Begin GIVEN MATERIAL

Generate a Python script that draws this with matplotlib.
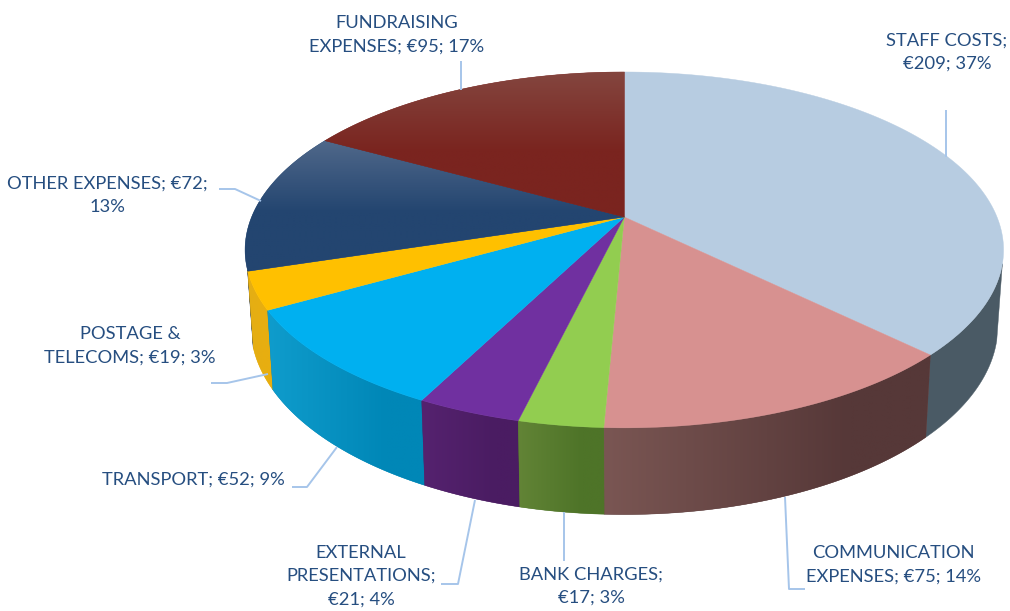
import numpy as np
import matplotlib
matplotlib.use("Agg")
import matplotlib.pyplot as plt
from matplotlib.patches import Polygon
from matplotlib.colors import to_rgb

categories = ["STAFF COSTS", "COMMUNICATION EXPENSES", "BANK CHARGES", "EXTERNAL PRESENTATIONS",
              "TRANSPORT", "POSTAGE & TELECOMS", "OTHER EXPENSES", "FUNDRAISING EXPENSES"]
values = [209, 75, 17, 21, 52, 19, 72, 95]
label_texts = ["STAFF COSTS;\n€209; 37%", "COMMUNICATION\nEXPENSES; €75; 14%", "BANK CHARGES;\n€17; 3%",
               "EXTERNAL\nPRESENTATIONS;\n€21; 4%", "TRANSPORT; €52; 9%", "POSTAGE &\nTELECOMS; €19; 3%",
               "OTHER EXPENSES; €72;\n13%", "FUNDRAISING\nEXPENSES; €95; 17%"]

# styling and layout
top_colors = [("#B7CCE1", "#B7CCE1"), ("#D79190", "#D79190"), ("#92CD50", "#92CD50"), ("#7030A0", "#7030A0"),
              ("#00B0F0", "#00B0F0"), ("#FFC000", "#FFC000"), ("#50688A", "#234570"), ("#84463F", "#7A241F")]
side_colors = [("#4A5A65", "#4A5A65"), ("#7A5653", "#563838"), ("#628436", "#4E7428"), ("#55226F", "#4A1C62"),
               ("#0F9CCC", "#0087B7"), ("#E4AE14", "#E8AE10"), ("#1A2C40", "#1A2C40"), ("#5A1A16", "#5A1A16")]
label_pos = [(947, 52), (893, 565), (591, 586), (361, 576), (193, 480), (130, 346), (107, 195), (397, 35)]
leaders = [[(946, 157), (946, 110)], [(785, 497), (789, 589), (805, 589)], [(564, 512), (564, 561)],
           [(475, 500), (458, 584), (441, 584)], [(337, 447), (307, 487), (292, 487)],
           [(268, 374), (227, 383), (211, 383)], [(261, 201), (235, 189), (219, 189)], [(461, 90), (461, 61)]]
APEX = (624.3, 217.0)
K, A, C = 372.7, 131.7, -0.185
SX, SY, D = 0.985, 1.06, 74.0
TEXT = "#264E80"
LINE = "#A6C5EA"

plt.rcParams["font.family"] = ["Lato", "DejaVu Sans"]
fig = plt.figure(figsize=(10.10, 6.11), dpi=100)
ax = fig.add_axes([0, 0, 1, 1])
ax.axis("off")


def rim(theta):
    """Project angle (clockwise from top, radians) on to the tilted top disc, relative to apex."""
    u, v = np.sin(theta), -np.cos(theta)
    w = 1 + C * v
    return K * u / w, (A * v + APEX[1]) / w - APEX[1]


def top_xy(theta):
    x, y = rim(theta)
    return x + APEX[0], y + APEX[1]


def bottom_xy(theta):
    x, y = rim(theta)
    return SX * x + APEX[0], SY * y + D + APEX[1]


def gradient_patch(poly, c0, c1, horizontal, zorder):
    ax.add_patch(Polygon(poly, closed=True, fc=c1, ec=c1, lw=0.3, zorder=zorder))
    if c0 == c1:
        return
    x0, x1 = poly[:, 0].min(), poly[:, 0].max()
    y0, y1 = poly[:, 1].min(), poly[:, 1].max()
    t = np.linspace(0, 1, 128)
    t = np.clip(t / (0.75 if horizontal else 0.55), 0, 1)
    col = (1 - t)[:, None] * np.array(to_rgb(c0)) + t[:, None] * np.array(to_rgb(c1))
    img = col[None, :, :] if horizontal else col[:, None, :]
    clip = Polygon(poly, closed=True, transform=ax.transData)
    im = ax.imshow(img, extent=(x0, x1, y1, y0), aspect="auto", zorder=zorder + 0.1,
                   interpolation="bilinear")
    im.set_clip_path(clip)


fractions = np.array(values) / np.sum(values)
edges = np.concatenate([[0], np.cumsum(fractions)]) * 2 * np.pi
lo_vis, hi_vis = np.radians(105), np.radians(253)

# sides, back to front
order = np.argsort([abs((edges[i] + edges[i + 1]) / 2 - np.pi) for i in range(len(values))])[::-1]
for z, i in enumerate(order):
    a, b = max(edges[i], lo_vis), min(edges[i + 1], hi_vis)
    if b <= a:
        continue
    th = np.linspace(a, b, 120)
    tx, ty = top_xy(th)
    bx, by = bottom_xy(th)
    poly = np.column_stack([np.concatenate([tx, bx[::-1]]), np.concatenate([ty, by[::-1]])])
    gradient_patch(poly, side_colors[i][0], side_colors[i][1], True, 2 + z)

# top faces
for i in range(len(values)):
    th = np.linspace(edges[i], edges[i + 1], 200)
    tx, ty = top_xy(th)
    poly = np.column_stack([np.concatenate([[APEX[0]], tx]), np.concatenate([[APEX[1]], ty])])
    gradient_patch(poly, top_colors[i][0], top_colors[i][1], False, 20 + i)

for pts in leaders:
    xs, ys = zip(*pts)
    ax.plot(xs, ys, color=LINE, lw=1.4, zorder=40, solid_capstyle="butt")

for txt, (x, y) in zip(label_texts, label_pos):
    ax.text(x, y, txt, ha="center", va="center", fontsize=13.2, color=TEXT, linespacing=1.56, zorder=50)

ax.set_xlim(0, 1010)
ax.set_ylim(611, 0)
fig.savefig("out.png", dpi=100)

End GIVEN MATERIAL

§ **WHAT IS REQUIRED**:
Give every line back word for word and leave the pictures out.

§ **THE RESPONSE**:
Generate a Python script that draws this with matplotlib.
import numpy as np
import matplotlib
matplotlib.use("Agg")
import matplotlib.pyplot as plt
from matplotlib.patches import Polygon
from matplotlib.colors import to_rgb

categories = ["STAFF COSTS", "COMMUNICATION EXPENSES", "BANK CHARGES", "EXTERNAL PRESENTATIONS",
              "TRANSPORT", "POSTAGE & TELECOMS", "OTHER EXPENSES", "FUNDRAISING EXPENSES"]
values = [209, 75, 17, 21, 52, 19, 72, 95]
label_texts = ["STAFF COSTS;\n€209; 37%", "COMMUNICATION\nEXPENSES; €75; 14%", "BANK CHARGES;\n€17; 3%",
               "EXTERNAL\nPRESENTATIONS;\n€21; 4%", "TRANSPORT; €52; 9%", "POSTAGE &\nTELECOMS; €19; 3%",
               "OTHER EXPENSES; €72;\n13%", "FUNDRAISING\nEXPENSES; €95; 17%"]

# styling and layout
top_colors = [("#B7CCE1", "#B7CCE1"), ("#D79190", "#D79190"), ("#92CD50", "#92CD50"), ("#7030A0", "#7030A0"),
              ("#00B0F0", "#00B0F0"), ("#FFC000", "#FFC000"), ("#50688A", "#234570"), ("#84463F", "#7A241F")]
side_colors = [("#4A5A65", "#4A5A65"), ("#7A5653", "#563838"), ("#628436", "#4E7428"), ("#55226F", "#4A1C62"),
               ("#0F9CCC", "#0087B7"), ("#E4AE14", "#E8AE10"), ("#1A2C40", "#1A2C40"), ("#5A1A16", "#5A1A16")]
label_pos = [(947, 52), (893, 565), (591, 586), (361, 576), (193, 480), (130, 346), (107, 195), (397, 35)]
leaders = [[(946, 157), (946, 110)], [(785, 497), (789, 589), (805, 589)], [(564, 512), (564, 561)],
           [(475, 500), (458, 584), (441, 584)], [(337, 447), (307, 487), (292, 487)],
           [(268, 374), (227, 383), (211, 383)], [(261, 201), (235, 189), (219, 189)], [(461, 90), (461, 61)]]
APEX = (624.3, 217.0)
K, A, C = 372.7, 131.7, -0.185
SX, SY, D = 0.985, 1.06, 74.0
TEXT = "#264E80"
LINE = "#A6C5EA"

plt.rcParams["font.family"] = ["Lato", "DejaVu Sans"]
fig = plt.figure(figsize=(10.10, 6.11), dpi=100)
ax = fig.add_axes([0, 0, 1, 1])
ax.axis("off")


def rim(theta):
    """Project angle (clockwise from top, radians) on to the tilted top disc, relative to apex."""
    u, v = np.sin(theta), -np.cos(theta)
    w = 1 + C * v
    return K * u / w, (A * v + APEX[1]) / w - APEX[1]


def top_xy(theta):
    x, y = rim(theta)
    return x + APEX[0], y + APEX[1]


def bottom_xy(theta):
    x, y = rim(theta)
    return SX * x + APEX[0], SY * y + D + APEX[1]


def gradient_patch(poly, c0, c1, horizontal, zorder):
    ax.add_patch(Polygon(poly, closed=True, fc=c1, ec=c1, lw=0.3, zorder=zorder))
    if c0 == c1:
        return
    x0, x1 = poly[:, 0].min(), poly[:, 0].max()
    y0, y1 = poly[:, 1].min(), poly[:, 1].max()
    t = np.linspace(0, 1, 128)
    t = np.clip(t / (0.75 if horizontal else 0.55), 0, 1)
    col = (1 - t)[:, None] * np.array(to_rgb(c0)) + t[:, None] * np.array(to_rgb(c1))
    img = col[None, :, :] if horizontal else col[:, None, :]
    clip = Polygon(poly, closed=True, transform=ax.transData)
    im = ax.imshow(img, extent=(x0, x1, y1, y0), aspect="auto", zorder=zorder + 0.1,
                   interpolation="bilinear")
    im.set_clip_path(clip)


fractions = np.array(values) / np.sum(values)
edges = np.concatenate([[0], np.cumsum(fractions)]) * 2 * np.pi
lo_vis, hi_vis = np.radians(105), np.radians(253)

# sides, back to front
order = np.argsort([abs((edges[i] + edges[i + 1]) / 2 - np.pi) for i in range(len(values))])[::-1]
for z, i in enumerate(order):
    a, b = max(edges[i], lo_vis), min(edges[i + 1], hi_vis)
    if b <= a:
        continue
    th = np.linspace(a, b, 120)
    tx, ty = top_xy(th)
    bx, by = bottom_xy(th)
    poly = np.column_stack([np.concatenate([tx, bx[::-1]]), np.concatenate([ty, by[::-1]])])
    gradient_patch(poly, side_colors[i][0], side_colors[i][1], True, 2 + z)

# top faces
for i in range(len(values)):
    th = np.linspace(edges[i], edges[i + 1], 200)
    tx, ty = top_xy(th)
    poly = np.column_stack([np.concatenate([[APEX[0]], tx]), np.concatenate([[APEX[1]], ty])])
    gradient_patch(poly, top_colors[i][0], top_colors[i][1], False, 20 + i)

for pts in leaders:
    xs, ys = zip(*pts)
    ax.plot(xs, ys, color=LINE, lw=1.4, zorder=40, solid_capstyle="butt")

for txt, (x, y) in zip(label_texts, label_pos):
    ax.text(x, y, txt, ha="center", va="center", fontsize=13.2, color=TEXT, linespacing=1.56, zorder=50)

ax.set_xlim(0, 1010)
ax.set_ylim(611, 0)
fig.savefig("out.png", dpi=100)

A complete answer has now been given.